We dropped an average of three hits of acid each around six-thirty that evening, possibly an hour or so later and everything began to fall apart, slowly, unraveling like that knit cap I refused to stop wearing that winter. There were seven of us that night, possibly more but we were too high to notice. By the end of the evening, sometime around two in the morning, we had aptly named the experience as “D-Day”; a war had indeed taken place. A car was on fire on the highway, while I sat on the breakfast bar in the kitchen and took stock. “What the hell am I doing?” What the hell were we all doing? It started hitting us while sitting at the diner, yeah, we had to leave. Piling in two cars and three miles from the restaurant, Rich and I began a ten minute long laughing fit. Our bellies about to burst, we got it, there was this amazing joke and it was zen. Or so we thought, for by the time we returned a few hours later, someone would get slapped and the collective high would become dark and sinister. But we were still high, together, all of us had our experiences that night and could never say we would have done the same thing on our own. Damn, what was it we were laughing about, anyway?

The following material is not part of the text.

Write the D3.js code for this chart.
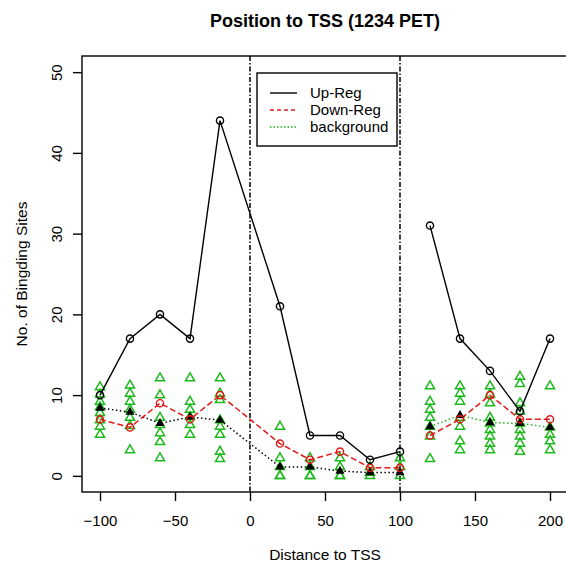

I truly miss those guys, all of them. “The Cage” was a cultural mess, stereotypes bundled in friendships and ideas, good pot and cool music. There were beds, most of us slept on the floor, some of us were getting laid. It wasn’t the sixties, this was seven years ago and MTV had taken a turn for the worse; a worrisome state of affairs for Generation X after Kurt’s death… more on that later. So, I pretended a book I had indeed begun to write was going to get published, a book about them, us. We had deadly crushes on each other, self-destructive out of drama with the freedoms we exploited. As individuals, we were painfully flawed and I do not mean that lightly. Some of us were suicidal drivers, others were binge drinkers. Few of us were “nice all the time”, while all of us were guilty of at least TWO criminal offenses, possibly every day. We were “retro” before the word needed quotation marks and even hating someone had to be done “as a group”. There were short trips, bundled in a mustang, legs intertwined with the minimal sexual forethought. The days of carrying a three-foot bong inside your “Dakota Sport” without thinking twice about it are indeed gone. In the novel I had been writing while living there, I had special names for all of them and their cars, which actually had names anointed for one reason or another. Too long has passed, however, and after one of us had a kid… things, changed. Sure, nothing stays the same, but life had truly changed for all of us, some I can simply assume. And that is sad.

These people actually exist, The Cage was christened so after one morning I awoke to a pigsty and letting the kids know a little cooperation goes a long way, the front door whiteboard asked to keep The Cage clean. This is beautiful, revisiting a place you always avoided on your way to work… I think the clouds may be clearing, it’s summer in freakin’ Florida people!